Age-appropriate boundaries reduce risk more than any single app setting.
What a child can handle safely at one age is not the same at another.
Parents often ask what is “age appropriate” for games, apps, chat, social media, and devices. The real answer is not just about age. It is also about maturity, honesty, access, behaviour, communication, privacy, and how quickly the child’s online world can become hidden or private.
1) Device Safety → 2) Platforms → 3) Games / Social Media & Chat
Lock the system first, then the platform, then the app.
1) Use device controls for installs, screen time, privacy, downloads, and filters.
2) No secret accounts. Parents can do calm safety checks when needed.
3) Keep location sharing off unless there is a genuine reason to use it.
4) If it has chat, DMs, voice, calls, or groups, it gets locked down first.
5) Devices charge overnight in a shared area, not bedrooms.
Goal: supervised learning and play only.
No public chat, no DMs, and no voice chat with strangers.
Friends should be real-life friends only and approved by a parent.
Use kid mode, child accounts, or parent-managed profiles wherever possible.
A parent should be nearby during online games or interactive apps.
Goal: build habits and boundaries before independence grows.
Use private accounts by default.
DMs should be friends-only, or off where possible.
No group chats with unknown people.
Do a calm 5-minute settings check together each week.
Start teaching the pattern of gifts, secrecy, flattery, and moving to another app.
Goal: guided independence with regular visibility.
Teach the main red flags clearly: flattery, secrecy, gifts, emotional pull, and movement into private chat.
Keep location sharing off unless there is a clear reason.
Review friend lists, apps, and chat pathways regularly in a calm, non-accusing way.
Lock platforms first, then games and apps.
Watch for secrecy, defensiveness, emotional attachment, and late-night private use.
Goal: trust with accountability.
Keep the non-negotiables: no secret accounts, no private meet-ups, and no sharing live location broadly.
Teach: screenshot evidence, block fast, report fast, and ask for help early.
Freedom should grow alongside honesty, consistency, and safer choices.
Older teens still need boundaries around secrecy, image pressure, blackmail, grooming, and emotional manipulation.
The goal is not “more age = no rules.” The goal is “more maturity = more freedom with accountability.”
Younger children: more supervision, more restrictions, less private access
Middle years: more teaching, more visibility, stronger rule repetition
Older teens: more trust, but still clear boundaries around secrecy, risk, pressure, and reporting
As children grow, the risks are not only about the apps they use.

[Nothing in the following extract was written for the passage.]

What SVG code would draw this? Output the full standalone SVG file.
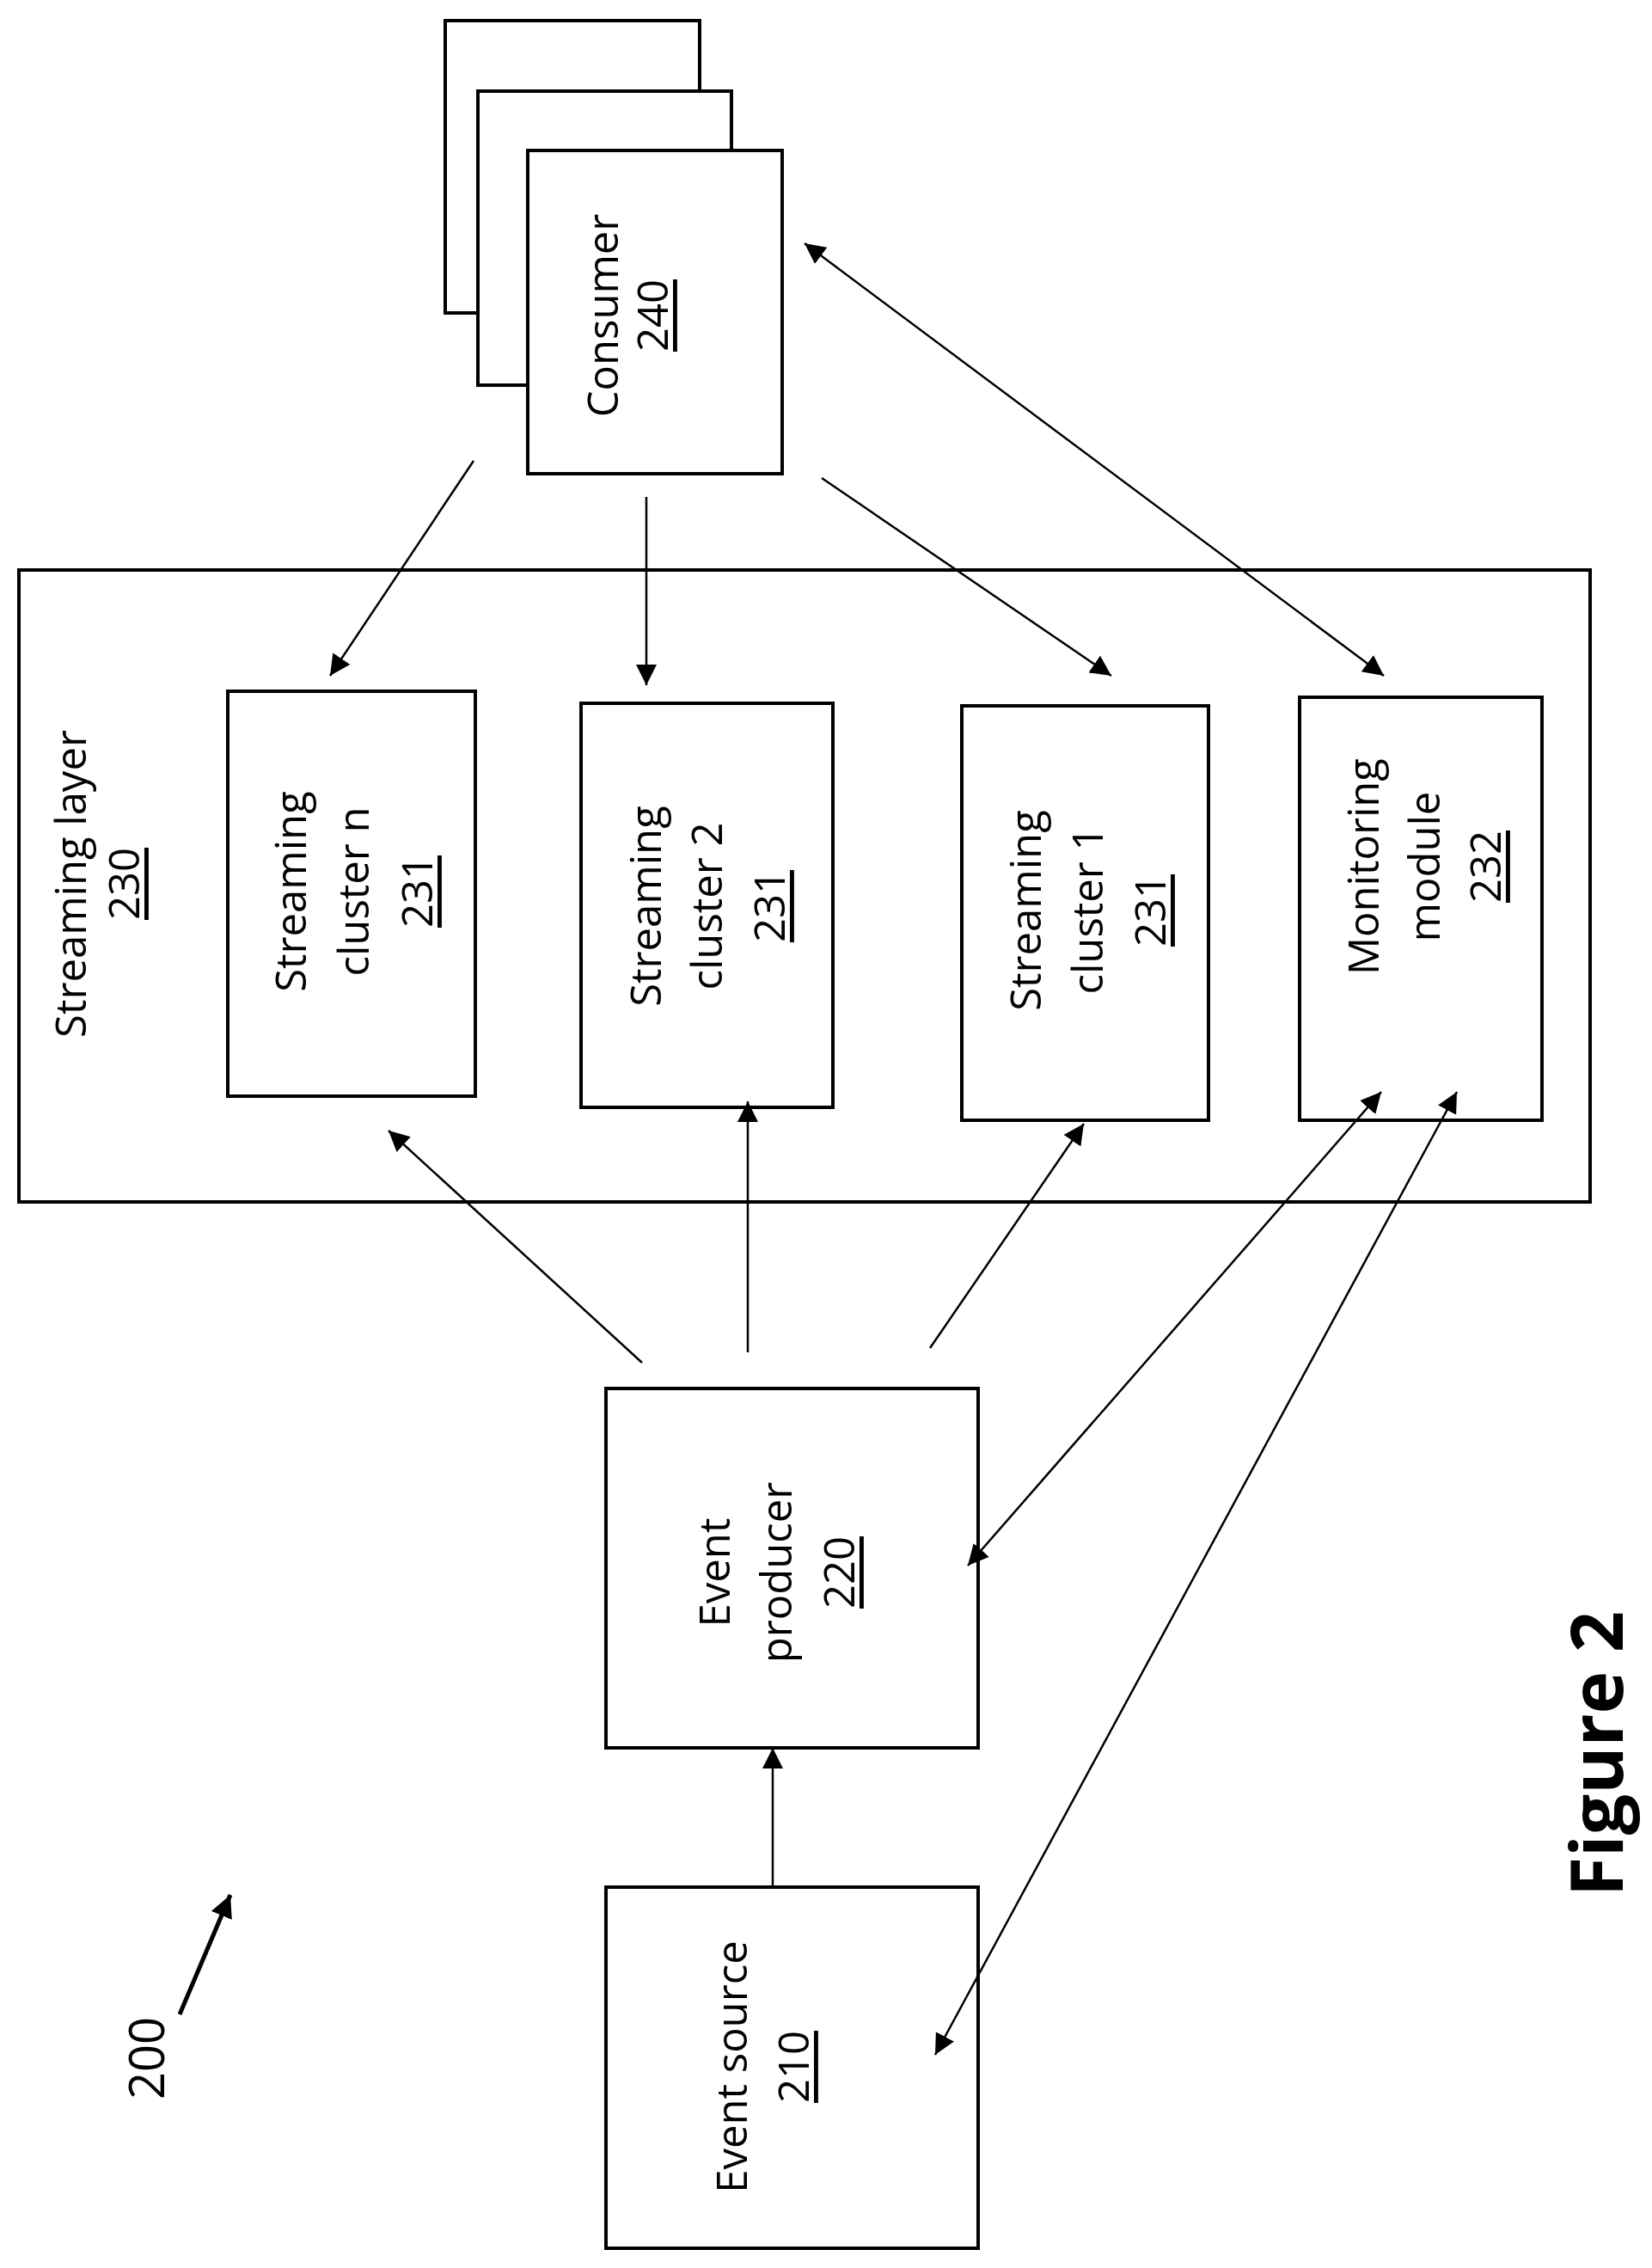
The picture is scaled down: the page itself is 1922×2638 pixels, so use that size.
<svg xmlns="http://www.w3.org/2000/svg" width="1922" height="2638" viewBox="0 0 1922 2638">
<style>
.b{fill:#fff;stroke:#000;stroke-width:4}
.t{font-family:"Open Sans","Liberation Sans",sans-serif;font-size:49px;text-anchor:middle;dominant-baseline:central}
.u{text-decoration:underline}
.c line{stroke:#000;stroke-width:2.5}
</style>
<defs>
<marker id="a" viewBox="0 0 10 10" refX="10" refY="5" markerWidth="24" markerHeight="24" markerUnits="userSpaceOnUse" orient="auto-start-reverse"><path d="M0,0L10,5L0,10z"/></marker>
<marker id="A" viewBox="0 0 10 10" refX="10" refY="5" markerWidth="26" markerHeight="26" markerUnits="userSpaceOnUse" orient="auto-start-reverse"><path d="M0,0L10,5L0,10z"/></marker>
</defs>
<g id="layer"><rect class="b" x="22" y="663" width="1828" height="735"/>
<text class="t" transform="translate(81,1028) rotate(-90)">Streaming layer</text>
<text class="t u" transform="translate(143,1028) rotate(-90)">230</text></g>
<g id="consumer">
<rect class="b" x="518" y="24" width="296" height="340"/>
<rect class="b" x="556" y="106" width="295" height="342"/>
<rect class="b" x="614" y="175" width="296" height="376"/>
<text class="t" transform="translate(700,367) rotate(-90)">Consumer</text>
<text class="t u" transform="translate(758,367) rotate(-90)">240</text></g>
<g id="clusterN"><rect class="b" x="265" y="804" width="288" height="471"/>
<text class="t" transform="translate(337,1037) rotate(-90)">Streaming</text>
<text class="t" transform="translate(410,1037) rotate(-90)">cluster n</text>
<text class="t u" transform="translate(484,1037) rotate(-90)">231</text></g>
<g id="cluster2"><rect class="b" x="676" y="818" width="293" height="470"/>
<text class="t" transform="translate(750,1054) rotate(-90)">Streaming</text>
<text class="t" transform="translate(821,1054) rotate(-90)">cluster 2</text>
<text class="t u" transform="translate(894,1054) rotate(-90)">231</text></g>
<g id="cluster1"><rect class="b" x="1119" y="821" width="287" height="482"/>
<text class="t" transform="translate(1192,1059) rotate(-90)">Streaming</text>
<text class="t" transform="translate(1264,1059) rotate(-90)">cluster 1</text>
<text class="t u" transform="translate(1337,1059) rotate(-90)">231</text></g>
<g id="monitor"><rect class="b" x="1512" y="811" width="282" height="492"/>
<text class="t" transform="translate(1585,1008) rotate(-90)">Monitoring</text>
<text class="t" transform="translate(1656,1008) rotate(-90)">module</text>
<text class="t u" transform="translate(1727,1008) rotate(-90)">232</text></g>
<g id="producer"><rect class="b" x="705" y="1615" width="433" height="418"/>
<text class="t" transform="translate(830,1829) rotate(-90)">Event</text>
<text class="t" transform="translate(902,1829) rotate(-90)">producer</text>
<text class="t u" transform="translate(975,1829) rotate(-90)">220</text></g>
<g id="source"><rect class="b" x="705" y="2195" width="433" height="420"/>
<text class="t" transform="translate(850,2404) rotate(-90)">Event source</text>
<text class="t u" transform="translate(922,2404) rotate(-90)">210</text></g>
<g class="c" id="connectors">
<line x1="551" y1="536" x2="384" y2="786" marker-end="url(#a)"/>
<line x1="752" y1="578" x2="752" y2="797" marker-end="url(#a)"/>
<line x1="956" y1="556" x2="1293" y2="786" marker-end="url(#a)"/>
<line x1="936" y1="283" x2="1610" y2="786" marker-start="url(#a)" marker-end="url(#a)"/>
<line x1="747" y1="1585" x2="452" y2="1315" marker-end="url(#a)"/>
<line x1="870" y1="1573" x2="870" y2="1281" marker-end="url(#a)"/>
<line x1="1082" y1="1568" x2="1261" y2="1307" marker-end="url(#a)"/>
<line x1="1126" y1="1821" x2="1607" y2="1270" marker-start="url(#a)" marker-end="url(#a)"/>
<line x1="1088" y1="2390" x2="1695" y2="1270" marker-start="url(#a)" marker-end="url(#a)"/>
<line x1="899" y1="2195" x2="899" y2="2033" marker-end="url(#a)"/>
<line x1="209" y1="2343" x2="268" y2="2204" style="stroke-width:5" marker-end="url(#A)"/>
</g>
<text class="t" style="font-size:56px" transform="translate(169,2394) rotate(-90)">200</text>
<text class="t" style="font-size:84px;font-weight:bold" transform="translate(1855,2040) rotate(-90)">Figure 2</text>
</svg>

They are also about secrecy, emotional influence, identity pressure, manipulation, isolation, and who gets access to them.
Even if a child fits an age bracket, their access should be tightened if the behaviour says the risk is growing.
Deleted messages or hidden accounts
Defensiveness around devices
Strong emotional attachment to someone online
Moving conversations into private apps
Late-night private use, secrecy, or panic when interrupted
Not every child fits neatly into one bracket. Maturity, app use, gaming habits, behaviour patterns, communication style, neurodivergence, and vulnerability all matter.
Use the pages below to go deeper into the area that feels most relevant to your child right now.
Age-appropriate safety is not about giving children total freedom too early.
It is about matching access, supervision, visibility, and rules to the child’s real readiness.